JETP merupakan kerja sama pembiayaan untuk mendorong transisi energi di negara berkembang. Pembiayaan JETP diberikan oleh negara maju dan organisasi internasional kepada negara berkembang untuk mempercepat peralihan dari energi fosil ke energi terbarukan.
Dalam perjanjian ini, Indonesia sudah berkomitmen untuk melakukan pensiun dini Pembangkit Listrik Tenaga Uap Baru Bara atau PLTU batu bara.
Luhut mengatakan, saat ini tengah dikaji rencana mematikan PLTU Suralaya tahap awal. Namun, program pensiun dini PLTU batu bara ini juga membutuhkan biaya. Sayangnya, sampai saat ini negara maju dan lembaga internasional yang memiliki komitmen dalam JETP belum menjalankan kesepakatan.
"Untuk early retirement tadi yang bayar dulu duitnya mana. Sampai sekarang kita belum tahu uangnya," kata Luhut selepas Bloomberg CEO Forum at ASEAN di Fairmont Hotel, Jakarta, Rabu (6/9/2023).
Luhut menyayangkan janji dana JETP yang belum terealisasi sampai sekarang. Padahal, pemerintah telah menyiapkan program untuk melakukan transisi energi seperti yang diminta.
"Ya, mereka kan yang minta kita buat, ya kita buat. Mereka yang janjiin duitnya, ya sekarang mana duitnya," tegas Luhut.
Tagihan serupa telah berulang kali diutarakan Menko Luhut. Pasalnya, menurut dia sokongan dana untuk mempensiunkan PLTU batu bara dari kemitraan JETP masih belum jelas.
Advertisement
Komitmen Rp 305,8 Triliun
Adapun komitmen dana yang dihimpun dalam rencana investasi komprehensif (CIP) JETP untuk pensiun dini PLTU batu bara nilainya mencapai USD 20 miliar, atau setara Rp 305,8 triliun (kurs Rp 15.290 per dolar AS).
Luhut menyayangkan ketidakjelasan itu.
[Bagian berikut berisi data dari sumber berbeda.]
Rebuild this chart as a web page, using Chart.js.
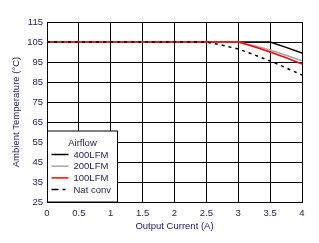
<!DOCTYPE html>
<html>
<head>
<meta charset="utf-8">
<script src="https://cdn.jsdelivr.net/npm/chart.js@4"></script>
<style>
  html, body { margin: 0; padding: 0; background: #fff; }
  #wrap { width: 319px; height: 243px; }
</style>
</head>
<body>
<div id="wrap"><canvas id="derating"></canvas></div>
<script>
// output current (A)
const currentA = [0, 0.25, 0.5, 0.75, 1, 1.25, 1.5, 1.75, 2, 2.25, 2.5, 2.75, 3, 3.25, 3.5, 3.75, 4];
// ambient temperature (°C) per airflow
const lfm400 = [105, 105, 105, 105, 105, 105, 105, 105, 105, 105, 105, 105, 105, 105, 105, 102.3, 99.5];
const lfm200 = [105, 105, 105, 105, 105, 105, 105, 105, 105, 105, 105, 105, 105, 103.1, 101, 98.4, 95.6];
const lfm100 = [105, 105, 105, 105, 105, 105, 105, 105, 105, 105, 105, 105, 105, 102.6, 100, 97.1, 94];
const natConv = [105, 105, 105, 105, 105, 105, 105, 105, 105, 105, 105, 103.4, 101.5, 98.6, 95.5, 92.1, 88.5];
const seriesNames = ['400LFM', '200LFM', '100LFM', 'Nat conv'];
const xTicks = [0, 0.5, 1, 1.5, 2, 2.5, 3, 3.5, 4];
const yTicks = [25, 35, 45, 55, 65, 75, 85, 95, 105, 115];

const txt = '#22245e';
const font = { family: 'Liberation Sans, Arial, sans-serif', size: 9.5 };

function pts(arr) {
    return arr.map((v, i) => ({ x: currentA[i], y: v }));
}

// boxed legend sitting inside the plot, lower left
const boxLegend = {
    id: 'boxLegend',
    afterDraw(chart) {
        const ctx = chart.ctx;
        const a = chart.chartArea;
        const l = a.left + 0.5, b = a.bottom, t = b - 71, r = l + 70;
        ctx.save();
        ctx.fillStyle = '#fff';
        ctx.fillRect(l, t, r - l, b - t);
        ctx.strokeStyle = '#000';
        ctx.lineWidth = 1;
        ctx.strokeRect(l, t, r - l, b - t);
        ctx.font = font.size + 'px ' + font.family;
        ctx.fillStyle = txt;
        ctx.textBaseline = 'middle';
        ctx.textAlign = 'center';
        ctx.fillText('Airflow', l + 35, t + 12);
        ctx.textAlign = 'left';
        // legend order follows seriesNames, datasets are drawn in reverse
        seriesNames.forEach((name, i) => {
            const ds = chart.data.datasets.find(d => d.label === name);
            const y = t + 23.5 + i * 11.7;
            ctx.beginPath();
            ctx.strokeStyle = ds.borderColor;
            ctx.lineWidth = ds.borderWidth;
            ctx.setLineDash(ds.borderDash ? [7, 4, 3, 4] : []);
            ctx.moveTo(l + 4, y);
            ctx.lineTo(l + 21, y);
            ctx.stroke();
            ctx.setLineDash([]);
            ctx.fillStyle = txt;
            ctx.fillText(name, l + 26, y + 0.5);
        });
        ctx.restore();
    }
};

new Chart(document.getElementById('derating'), {
    type: 'line',
    data: {
        datasets: [
            { label: 'Nat conv', data: pts(natConv), borderColor: '#000', borderWidth: 1.5, borderDash: [3, 4] },
            { label: '100LFM', data: pts(lfm100), borderColor: '#ff0000', borderWidth: 1.5 },
            { label: '200LFM', data: pts(lfm200), borderColor: '#a6a6a6', borderWidth: 1.5 },
            { label: '400LFM', data: pts(lfm400), borderColor: '#000', borderWidth: 1.5 }
        ]
    },
    options: {
        responsive: true,
        maintainAspectRatio: false,
        animation: false,
        layout: { padding: { top: 22, right: 17, left: 0, bottom: 0 } },
        elements: { point: { radius: 0 }, line: { tension: 0 } },
        plugins: { legend: { display: false }, tooltip: { enabled: false } },
        scales: {
            x: {
                type: 'linear',
                min: 0, max: 4,
                afterBuildTicks: s => { s.ticks = xTicks.map(v => ({ value: v })); },
                afterFit: s => { s.height = 41; },
                grid: { color: '#000', lineWidth: 1, drawTicks: false },
                border: { color: '#000' },
                ticks: { color: txt, font: font, padding: 6, maxRotation: 0, callback: v => String(v) },
                title: { display: true, text: 'Output Current (A)', color: txt, font: font, padding: { top: 0, bottom: 11 } }
            },
            y: {
                min: 25, max: 115,
                afterBuildTicks: s => { s.ticks = yTicks.map(v => ({ value: v })); },
                afterFit: s => { s.width = 47; },
                grid: { color: '#000', lineWidth: 1, drawTicks: false },
                border: { color: '#000' },
                ticks: { color: txt, font: font, padding: 4 },
                title: { display: true, text: 'Ambient Temperature (°C)', color: txt, font: font, padding: { top: 11, bottom: 0 } }
            }
        }
    },
    plugins: [boxLegend]
});
</script>
</body>
</html>
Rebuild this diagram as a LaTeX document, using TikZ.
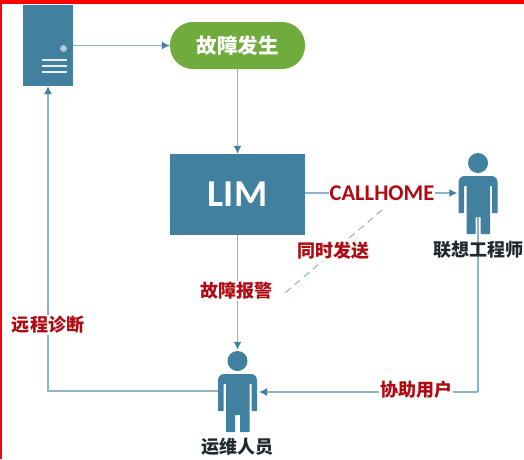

Pasalnya, pemerintah telah menyiapkan PLTU batu bara yang siap dipensiunkan lebih cepat dalam program JETP.
"Saya kira ada satu PLTU yang sudah mau segera kita kerjakan. Tapi kan kita nunggu uangnya dari konsorsium, sampai sekarang uangnya belum jelas," kata Luhut di Jakarta beberapa waktu lalu.
Menurut dia, Indonesia seakan dipersepsikan mundur dalam menerima program pendanaan dari kelompok negara-negara kaya yang tergabung dalam International Partners Group (IPG), seperti Inggris, Amerika Serikat dan Uni Eropa.
"Justru itu kita malah diberitakan kita yang mundur, padahal dari mereka yang enggak jelas," ujar Luhut.